STORED ROWS:
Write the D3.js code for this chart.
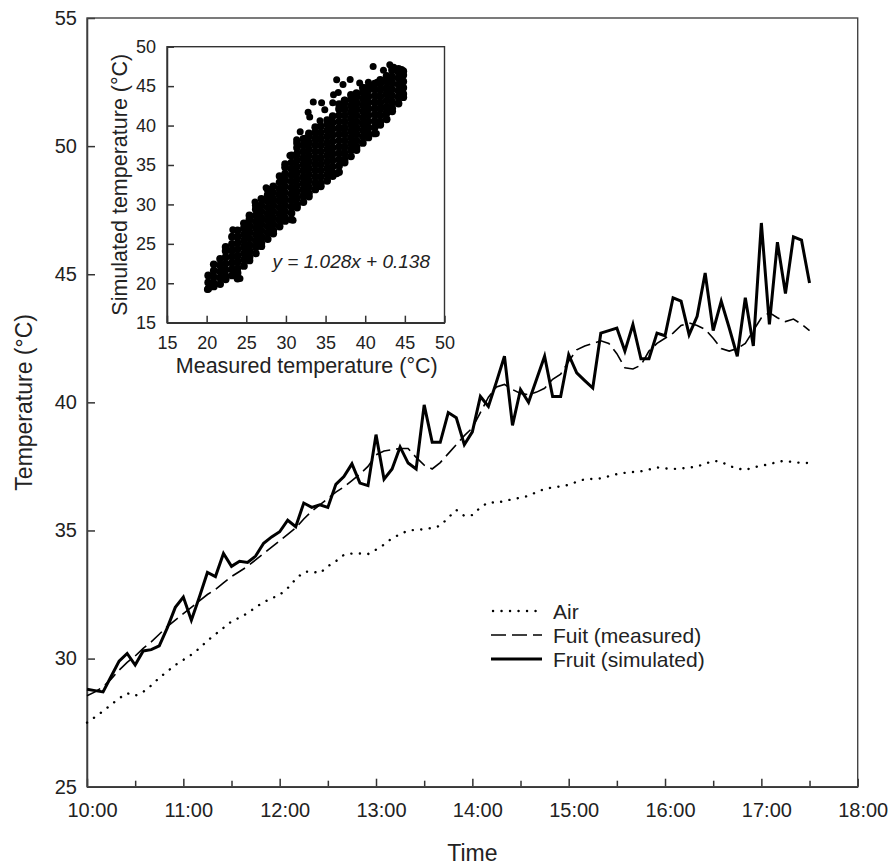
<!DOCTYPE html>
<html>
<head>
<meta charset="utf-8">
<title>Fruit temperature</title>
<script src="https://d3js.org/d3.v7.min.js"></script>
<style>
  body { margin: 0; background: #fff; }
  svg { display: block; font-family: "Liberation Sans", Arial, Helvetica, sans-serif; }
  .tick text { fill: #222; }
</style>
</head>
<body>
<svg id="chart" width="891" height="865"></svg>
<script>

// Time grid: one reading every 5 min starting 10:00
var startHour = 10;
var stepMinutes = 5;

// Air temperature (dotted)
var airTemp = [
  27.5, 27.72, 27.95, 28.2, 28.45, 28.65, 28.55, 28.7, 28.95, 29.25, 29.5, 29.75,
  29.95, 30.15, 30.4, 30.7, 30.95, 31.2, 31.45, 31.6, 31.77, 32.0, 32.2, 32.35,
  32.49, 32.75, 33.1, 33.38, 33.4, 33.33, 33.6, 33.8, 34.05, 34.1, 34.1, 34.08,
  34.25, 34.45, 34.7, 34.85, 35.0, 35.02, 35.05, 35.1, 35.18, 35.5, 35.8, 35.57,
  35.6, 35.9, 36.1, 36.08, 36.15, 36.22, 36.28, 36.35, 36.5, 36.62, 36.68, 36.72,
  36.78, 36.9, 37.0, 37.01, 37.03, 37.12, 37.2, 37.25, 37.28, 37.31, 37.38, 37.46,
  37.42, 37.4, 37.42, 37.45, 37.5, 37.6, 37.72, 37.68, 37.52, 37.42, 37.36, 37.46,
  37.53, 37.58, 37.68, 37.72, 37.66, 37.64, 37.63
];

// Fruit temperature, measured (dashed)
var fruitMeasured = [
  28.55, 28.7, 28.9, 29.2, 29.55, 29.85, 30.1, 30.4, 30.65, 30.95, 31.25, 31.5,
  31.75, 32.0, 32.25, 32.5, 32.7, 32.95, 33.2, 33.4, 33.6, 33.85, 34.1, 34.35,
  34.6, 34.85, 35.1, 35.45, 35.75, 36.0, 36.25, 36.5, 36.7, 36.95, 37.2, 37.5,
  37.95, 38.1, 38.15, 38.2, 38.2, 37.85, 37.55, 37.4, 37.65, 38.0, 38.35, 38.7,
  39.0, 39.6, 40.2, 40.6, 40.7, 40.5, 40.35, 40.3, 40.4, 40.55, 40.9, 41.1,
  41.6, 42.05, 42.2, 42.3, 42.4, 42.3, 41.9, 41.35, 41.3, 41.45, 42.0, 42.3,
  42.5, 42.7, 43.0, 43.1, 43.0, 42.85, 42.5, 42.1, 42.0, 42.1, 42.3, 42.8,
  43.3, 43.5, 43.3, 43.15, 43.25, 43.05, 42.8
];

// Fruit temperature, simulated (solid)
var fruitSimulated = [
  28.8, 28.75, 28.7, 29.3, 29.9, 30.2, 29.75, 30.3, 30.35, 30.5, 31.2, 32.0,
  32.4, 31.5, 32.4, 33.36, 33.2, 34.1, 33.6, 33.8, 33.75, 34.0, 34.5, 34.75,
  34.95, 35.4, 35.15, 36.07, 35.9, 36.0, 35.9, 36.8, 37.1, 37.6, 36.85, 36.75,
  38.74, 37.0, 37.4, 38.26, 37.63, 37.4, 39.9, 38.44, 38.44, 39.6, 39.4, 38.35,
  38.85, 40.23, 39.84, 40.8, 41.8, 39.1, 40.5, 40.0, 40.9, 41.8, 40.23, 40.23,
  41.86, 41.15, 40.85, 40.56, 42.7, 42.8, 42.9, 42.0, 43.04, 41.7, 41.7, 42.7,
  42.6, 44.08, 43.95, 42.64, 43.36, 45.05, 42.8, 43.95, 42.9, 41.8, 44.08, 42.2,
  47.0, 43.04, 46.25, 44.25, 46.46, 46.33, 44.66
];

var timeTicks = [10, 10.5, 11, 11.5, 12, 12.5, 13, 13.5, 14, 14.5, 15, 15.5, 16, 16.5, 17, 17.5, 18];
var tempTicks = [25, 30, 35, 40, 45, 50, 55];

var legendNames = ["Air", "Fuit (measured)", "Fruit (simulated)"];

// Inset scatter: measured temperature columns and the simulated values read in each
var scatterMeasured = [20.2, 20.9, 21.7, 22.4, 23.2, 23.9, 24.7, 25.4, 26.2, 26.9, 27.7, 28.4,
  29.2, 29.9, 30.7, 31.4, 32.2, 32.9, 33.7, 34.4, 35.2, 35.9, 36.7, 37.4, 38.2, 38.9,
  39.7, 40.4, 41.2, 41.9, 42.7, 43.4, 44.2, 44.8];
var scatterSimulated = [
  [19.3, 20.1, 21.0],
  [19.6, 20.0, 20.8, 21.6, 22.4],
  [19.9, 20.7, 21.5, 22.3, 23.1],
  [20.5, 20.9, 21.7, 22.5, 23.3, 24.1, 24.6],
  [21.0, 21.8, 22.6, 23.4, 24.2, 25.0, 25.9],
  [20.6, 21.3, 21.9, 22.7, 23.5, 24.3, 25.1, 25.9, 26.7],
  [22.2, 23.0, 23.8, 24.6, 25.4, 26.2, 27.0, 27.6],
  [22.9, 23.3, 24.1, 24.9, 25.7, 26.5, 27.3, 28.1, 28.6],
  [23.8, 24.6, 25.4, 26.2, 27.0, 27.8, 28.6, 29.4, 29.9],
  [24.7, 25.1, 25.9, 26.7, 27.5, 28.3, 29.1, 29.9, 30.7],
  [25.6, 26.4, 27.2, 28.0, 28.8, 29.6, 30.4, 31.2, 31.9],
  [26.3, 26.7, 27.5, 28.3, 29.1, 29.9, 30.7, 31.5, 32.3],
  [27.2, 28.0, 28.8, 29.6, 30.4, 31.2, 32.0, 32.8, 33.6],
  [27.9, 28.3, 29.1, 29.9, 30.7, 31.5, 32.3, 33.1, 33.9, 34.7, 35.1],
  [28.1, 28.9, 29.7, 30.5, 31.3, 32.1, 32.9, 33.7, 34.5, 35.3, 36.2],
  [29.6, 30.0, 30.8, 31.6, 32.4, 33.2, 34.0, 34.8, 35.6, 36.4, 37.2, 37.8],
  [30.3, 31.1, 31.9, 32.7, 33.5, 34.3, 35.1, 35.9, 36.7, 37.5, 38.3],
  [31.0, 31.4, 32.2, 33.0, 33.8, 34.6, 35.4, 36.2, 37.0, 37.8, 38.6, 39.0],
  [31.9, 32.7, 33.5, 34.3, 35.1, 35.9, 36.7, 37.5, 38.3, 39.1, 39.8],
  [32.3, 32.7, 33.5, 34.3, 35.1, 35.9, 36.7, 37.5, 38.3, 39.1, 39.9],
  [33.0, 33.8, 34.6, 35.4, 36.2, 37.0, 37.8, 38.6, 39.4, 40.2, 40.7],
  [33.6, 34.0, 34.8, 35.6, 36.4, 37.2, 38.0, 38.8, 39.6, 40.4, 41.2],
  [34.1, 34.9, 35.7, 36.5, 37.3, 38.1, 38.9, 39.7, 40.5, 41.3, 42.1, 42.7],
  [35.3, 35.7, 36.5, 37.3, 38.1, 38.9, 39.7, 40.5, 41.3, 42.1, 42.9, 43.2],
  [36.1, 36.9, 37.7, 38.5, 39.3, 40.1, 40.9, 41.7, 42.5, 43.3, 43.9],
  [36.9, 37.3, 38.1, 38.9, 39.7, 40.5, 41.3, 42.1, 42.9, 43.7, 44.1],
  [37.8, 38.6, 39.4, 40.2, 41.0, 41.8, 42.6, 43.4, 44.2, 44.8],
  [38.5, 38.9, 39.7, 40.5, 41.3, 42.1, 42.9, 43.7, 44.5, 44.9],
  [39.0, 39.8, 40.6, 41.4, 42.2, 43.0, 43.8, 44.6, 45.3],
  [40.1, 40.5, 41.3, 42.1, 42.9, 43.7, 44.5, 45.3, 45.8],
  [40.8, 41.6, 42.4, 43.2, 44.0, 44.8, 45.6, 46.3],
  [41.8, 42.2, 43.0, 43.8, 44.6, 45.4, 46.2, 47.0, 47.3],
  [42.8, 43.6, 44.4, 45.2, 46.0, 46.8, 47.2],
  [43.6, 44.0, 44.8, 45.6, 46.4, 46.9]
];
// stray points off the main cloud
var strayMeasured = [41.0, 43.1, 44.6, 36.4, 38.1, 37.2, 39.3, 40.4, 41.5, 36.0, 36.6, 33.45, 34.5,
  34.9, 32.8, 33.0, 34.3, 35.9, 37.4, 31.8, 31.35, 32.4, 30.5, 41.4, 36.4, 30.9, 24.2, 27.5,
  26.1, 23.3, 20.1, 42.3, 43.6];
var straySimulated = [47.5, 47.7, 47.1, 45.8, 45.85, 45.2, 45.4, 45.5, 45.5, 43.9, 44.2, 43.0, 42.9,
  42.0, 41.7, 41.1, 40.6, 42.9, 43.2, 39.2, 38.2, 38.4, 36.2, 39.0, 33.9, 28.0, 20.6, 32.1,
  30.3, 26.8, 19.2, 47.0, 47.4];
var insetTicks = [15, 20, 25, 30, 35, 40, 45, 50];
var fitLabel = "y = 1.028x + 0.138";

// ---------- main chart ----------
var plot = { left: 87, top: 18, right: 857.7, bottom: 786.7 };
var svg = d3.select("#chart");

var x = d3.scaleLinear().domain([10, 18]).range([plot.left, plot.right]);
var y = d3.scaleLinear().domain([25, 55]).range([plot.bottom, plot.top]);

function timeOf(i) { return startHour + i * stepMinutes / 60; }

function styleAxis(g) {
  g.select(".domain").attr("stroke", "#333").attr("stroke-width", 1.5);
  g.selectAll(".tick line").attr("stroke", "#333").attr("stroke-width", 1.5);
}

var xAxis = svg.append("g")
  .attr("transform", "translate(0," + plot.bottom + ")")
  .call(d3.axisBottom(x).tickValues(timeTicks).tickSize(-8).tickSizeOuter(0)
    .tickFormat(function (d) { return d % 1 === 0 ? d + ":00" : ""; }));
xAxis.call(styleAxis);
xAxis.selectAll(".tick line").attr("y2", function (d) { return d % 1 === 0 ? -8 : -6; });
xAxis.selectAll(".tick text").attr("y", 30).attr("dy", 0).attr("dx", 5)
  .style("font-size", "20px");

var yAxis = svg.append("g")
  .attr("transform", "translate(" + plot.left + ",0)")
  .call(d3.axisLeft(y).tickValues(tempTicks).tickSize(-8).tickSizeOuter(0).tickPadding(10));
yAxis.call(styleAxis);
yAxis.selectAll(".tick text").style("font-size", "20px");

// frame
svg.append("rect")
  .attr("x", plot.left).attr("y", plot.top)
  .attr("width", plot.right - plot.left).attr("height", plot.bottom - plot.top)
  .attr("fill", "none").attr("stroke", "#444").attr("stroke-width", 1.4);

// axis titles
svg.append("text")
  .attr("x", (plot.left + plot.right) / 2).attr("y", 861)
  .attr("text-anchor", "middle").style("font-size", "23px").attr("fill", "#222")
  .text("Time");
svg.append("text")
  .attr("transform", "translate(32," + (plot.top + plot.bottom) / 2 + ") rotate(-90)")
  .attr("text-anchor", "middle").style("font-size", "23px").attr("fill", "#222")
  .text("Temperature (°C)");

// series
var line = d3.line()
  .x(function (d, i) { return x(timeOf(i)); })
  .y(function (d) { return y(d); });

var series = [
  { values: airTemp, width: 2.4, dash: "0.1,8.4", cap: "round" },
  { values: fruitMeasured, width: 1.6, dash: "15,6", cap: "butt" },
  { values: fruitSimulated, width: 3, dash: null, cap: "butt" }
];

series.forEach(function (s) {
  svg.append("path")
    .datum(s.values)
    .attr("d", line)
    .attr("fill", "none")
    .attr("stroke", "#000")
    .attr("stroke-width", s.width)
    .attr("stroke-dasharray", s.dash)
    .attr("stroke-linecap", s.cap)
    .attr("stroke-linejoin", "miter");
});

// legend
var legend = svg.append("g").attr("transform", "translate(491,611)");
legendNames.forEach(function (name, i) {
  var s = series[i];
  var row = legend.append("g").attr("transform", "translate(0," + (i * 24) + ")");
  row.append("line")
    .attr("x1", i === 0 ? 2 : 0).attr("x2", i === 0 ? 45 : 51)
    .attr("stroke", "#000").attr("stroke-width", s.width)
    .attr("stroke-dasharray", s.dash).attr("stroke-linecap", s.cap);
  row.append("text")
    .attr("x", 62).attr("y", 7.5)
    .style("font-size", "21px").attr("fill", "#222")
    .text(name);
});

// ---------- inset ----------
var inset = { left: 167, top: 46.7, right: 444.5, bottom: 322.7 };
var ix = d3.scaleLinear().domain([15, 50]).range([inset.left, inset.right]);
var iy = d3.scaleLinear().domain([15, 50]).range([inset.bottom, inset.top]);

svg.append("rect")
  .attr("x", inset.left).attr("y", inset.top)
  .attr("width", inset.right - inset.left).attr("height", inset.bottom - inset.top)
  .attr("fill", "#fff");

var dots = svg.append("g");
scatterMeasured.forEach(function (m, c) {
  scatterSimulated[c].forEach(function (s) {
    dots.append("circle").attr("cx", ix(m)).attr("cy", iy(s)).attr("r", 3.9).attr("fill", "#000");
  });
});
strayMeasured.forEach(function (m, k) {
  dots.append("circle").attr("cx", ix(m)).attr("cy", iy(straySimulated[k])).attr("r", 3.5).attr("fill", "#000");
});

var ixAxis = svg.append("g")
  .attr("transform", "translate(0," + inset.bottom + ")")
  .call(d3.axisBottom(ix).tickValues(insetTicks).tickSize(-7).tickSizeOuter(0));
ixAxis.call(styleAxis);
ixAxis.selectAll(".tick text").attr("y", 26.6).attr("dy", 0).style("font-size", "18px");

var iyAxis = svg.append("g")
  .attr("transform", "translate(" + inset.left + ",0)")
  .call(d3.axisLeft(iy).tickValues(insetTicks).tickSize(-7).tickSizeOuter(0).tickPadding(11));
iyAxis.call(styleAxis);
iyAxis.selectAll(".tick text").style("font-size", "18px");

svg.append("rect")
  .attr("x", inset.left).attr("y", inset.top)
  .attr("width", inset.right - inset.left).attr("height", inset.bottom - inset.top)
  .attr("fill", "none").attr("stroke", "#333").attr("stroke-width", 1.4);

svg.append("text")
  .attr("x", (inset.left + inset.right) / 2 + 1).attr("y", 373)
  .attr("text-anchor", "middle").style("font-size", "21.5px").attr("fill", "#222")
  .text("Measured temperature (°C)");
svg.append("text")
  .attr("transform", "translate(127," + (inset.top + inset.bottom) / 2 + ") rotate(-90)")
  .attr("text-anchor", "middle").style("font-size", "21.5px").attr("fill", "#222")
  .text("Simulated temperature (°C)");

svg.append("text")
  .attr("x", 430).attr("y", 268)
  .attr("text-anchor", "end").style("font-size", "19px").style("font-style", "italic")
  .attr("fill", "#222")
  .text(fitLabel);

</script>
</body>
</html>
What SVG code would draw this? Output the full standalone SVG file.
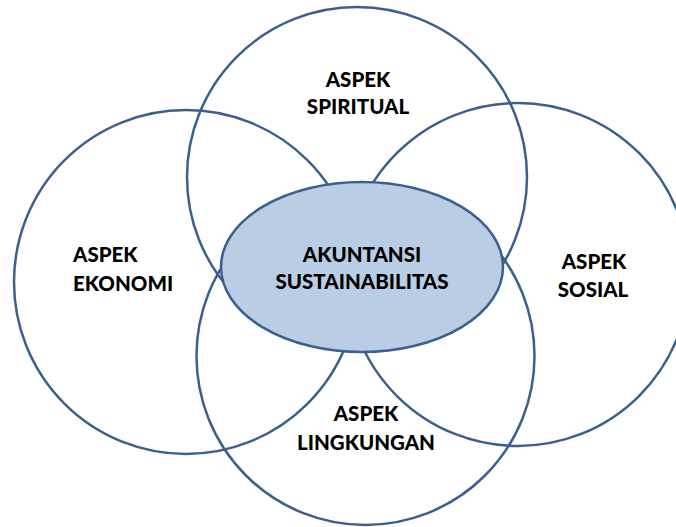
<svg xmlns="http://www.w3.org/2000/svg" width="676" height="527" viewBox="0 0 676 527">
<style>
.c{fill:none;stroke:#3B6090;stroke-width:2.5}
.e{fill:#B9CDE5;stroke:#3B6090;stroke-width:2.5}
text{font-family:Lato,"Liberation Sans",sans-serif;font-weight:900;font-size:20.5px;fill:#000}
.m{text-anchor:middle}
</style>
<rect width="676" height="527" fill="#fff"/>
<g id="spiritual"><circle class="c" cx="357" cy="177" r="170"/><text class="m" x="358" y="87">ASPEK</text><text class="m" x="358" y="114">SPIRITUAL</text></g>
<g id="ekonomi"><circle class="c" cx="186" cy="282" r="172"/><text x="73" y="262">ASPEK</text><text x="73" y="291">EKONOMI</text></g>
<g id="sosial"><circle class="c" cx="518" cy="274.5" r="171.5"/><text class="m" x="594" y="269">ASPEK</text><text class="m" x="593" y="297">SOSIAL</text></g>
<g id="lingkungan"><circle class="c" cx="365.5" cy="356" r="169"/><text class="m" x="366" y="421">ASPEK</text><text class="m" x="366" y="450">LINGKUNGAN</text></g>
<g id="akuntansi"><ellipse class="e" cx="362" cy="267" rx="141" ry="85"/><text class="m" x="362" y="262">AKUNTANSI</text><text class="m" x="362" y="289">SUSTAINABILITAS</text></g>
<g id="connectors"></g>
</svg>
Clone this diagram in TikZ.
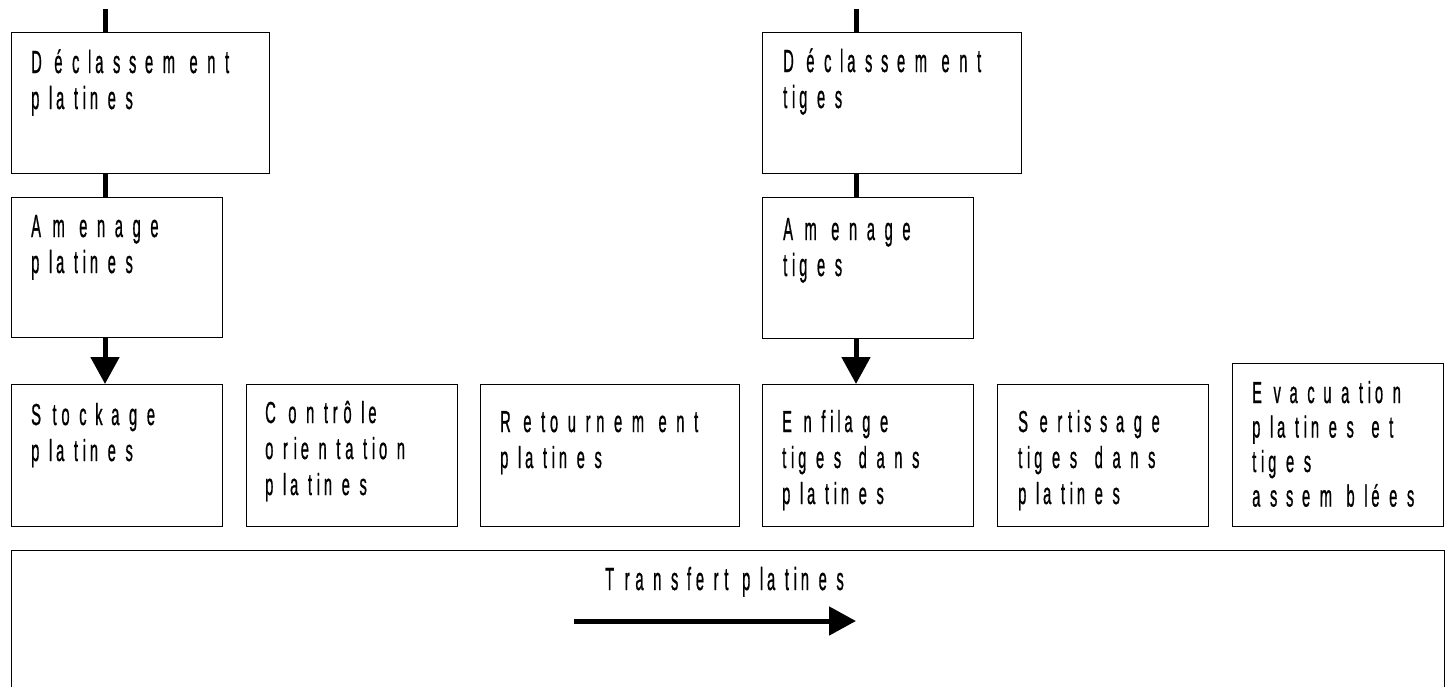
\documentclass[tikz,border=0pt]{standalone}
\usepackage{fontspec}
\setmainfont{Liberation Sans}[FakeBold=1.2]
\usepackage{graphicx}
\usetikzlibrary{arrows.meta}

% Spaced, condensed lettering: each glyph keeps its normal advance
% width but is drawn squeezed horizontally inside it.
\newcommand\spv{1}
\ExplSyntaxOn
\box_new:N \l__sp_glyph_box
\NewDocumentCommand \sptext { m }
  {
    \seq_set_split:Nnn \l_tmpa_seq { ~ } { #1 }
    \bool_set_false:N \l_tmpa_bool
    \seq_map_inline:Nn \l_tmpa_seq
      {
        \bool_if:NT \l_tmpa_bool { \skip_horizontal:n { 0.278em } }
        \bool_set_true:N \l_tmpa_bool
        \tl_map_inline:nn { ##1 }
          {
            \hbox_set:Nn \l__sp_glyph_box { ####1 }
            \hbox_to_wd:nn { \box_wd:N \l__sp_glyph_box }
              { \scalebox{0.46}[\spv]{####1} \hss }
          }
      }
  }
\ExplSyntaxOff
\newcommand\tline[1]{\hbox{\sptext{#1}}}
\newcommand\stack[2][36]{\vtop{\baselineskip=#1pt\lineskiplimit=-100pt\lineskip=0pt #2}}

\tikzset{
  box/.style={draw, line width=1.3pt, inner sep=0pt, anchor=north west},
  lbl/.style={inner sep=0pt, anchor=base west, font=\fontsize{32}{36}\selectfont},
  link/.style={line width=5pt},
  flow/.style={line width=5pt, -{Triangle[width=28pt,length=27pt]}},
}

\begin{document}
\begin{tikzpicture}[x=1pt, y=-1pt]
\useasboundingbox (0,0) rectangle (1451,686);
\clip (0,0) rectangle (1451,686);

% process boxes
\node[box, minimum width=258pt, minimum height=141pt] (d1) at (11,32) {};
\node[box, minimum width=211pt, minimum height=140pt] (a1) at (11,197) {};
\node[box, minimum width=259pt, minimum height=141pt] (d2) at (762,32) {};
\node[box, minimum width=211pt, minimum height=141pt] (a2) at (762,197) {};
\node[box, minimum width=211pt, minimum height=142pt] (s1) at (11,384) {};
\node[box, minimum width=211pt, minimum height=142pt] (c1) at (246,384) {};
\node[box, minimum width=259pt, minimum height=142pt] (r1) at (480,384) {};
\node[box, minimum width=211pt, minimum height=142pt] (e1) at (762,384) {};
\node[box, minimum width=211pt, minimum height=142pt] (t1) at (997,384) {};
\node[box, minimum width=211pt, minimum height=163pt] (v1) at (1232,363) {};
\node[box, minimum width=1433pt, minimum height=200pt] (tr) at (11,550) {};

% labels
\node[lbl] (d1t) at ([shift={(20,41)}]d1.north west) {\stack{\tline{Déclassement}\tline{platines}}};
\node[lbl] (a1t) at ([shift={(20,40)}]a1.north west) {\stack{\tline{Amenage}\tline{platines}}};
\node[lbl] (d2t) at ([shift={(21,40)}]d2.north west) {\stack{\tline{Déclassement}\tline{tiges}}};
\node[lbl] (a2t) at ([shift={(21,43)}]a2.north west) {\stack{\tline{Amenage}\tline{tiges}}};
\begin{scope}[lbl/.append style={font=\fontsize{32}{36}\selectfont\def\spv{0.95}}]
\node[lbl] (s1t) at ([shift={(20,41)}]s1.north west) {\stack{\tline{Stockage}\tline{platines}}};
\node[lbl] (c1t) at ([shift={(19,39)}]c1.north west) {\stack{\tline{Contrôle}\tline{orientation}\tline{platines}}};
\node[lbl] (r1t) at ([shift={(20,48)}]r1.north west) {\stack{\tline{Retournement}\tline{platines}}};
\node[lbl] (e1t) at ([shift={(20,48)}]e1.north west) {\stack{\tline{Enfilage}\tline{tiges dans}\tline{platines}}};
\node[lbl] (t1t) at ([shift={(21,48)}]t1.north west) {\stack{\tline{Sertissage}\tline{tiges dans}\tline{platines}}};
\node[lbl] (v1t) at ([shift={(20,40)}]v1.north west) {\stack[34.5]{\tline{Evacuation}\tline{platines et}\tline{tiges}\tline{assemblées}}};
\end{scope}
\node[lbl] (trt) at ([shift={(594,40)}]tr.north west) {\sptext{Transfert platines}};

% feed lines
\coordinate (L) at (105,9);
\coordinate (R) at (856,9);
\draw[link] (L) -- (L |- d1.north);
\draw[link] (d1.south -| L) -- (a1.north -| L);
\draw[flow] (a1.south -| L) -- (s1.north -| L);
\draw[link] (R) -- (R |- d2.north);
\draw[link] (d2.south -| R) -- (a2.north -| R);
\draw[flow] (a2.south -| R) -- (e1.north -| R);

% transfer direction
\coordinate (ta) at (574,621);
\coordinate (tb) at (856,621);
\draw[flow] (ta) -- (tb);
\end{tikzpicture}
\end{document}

EXERCISE REQUIREMENTS: Your task is to reproduce the entries above word for word, from the first line through the line with "var stepMinutes = 5;", and please leave out any pictures.

ANSWER TO THE PROBLEM:
Write the D3.js code for this chart.
<!DOCTYPE html>
<html>
<head>
<meta charset="utf-8">
<title>Fruit temperature</title>
<script src="https://d3js.org/d3.v7.min.js"></script>
<style>
  body { margin: 0; background: #fff; }
  svg { display: block; font-family: "Liberation Sans", Arial, Helvetica, sans-serif; }
  .tick text { fill: #222; }
</style>
</head>
<body>
<svg id="chart" width="891" height="865"></svg>
<script>

// Time grid: one reading every 5 min starting 10:00
var startHour = 10;
var stepMinutes = 5;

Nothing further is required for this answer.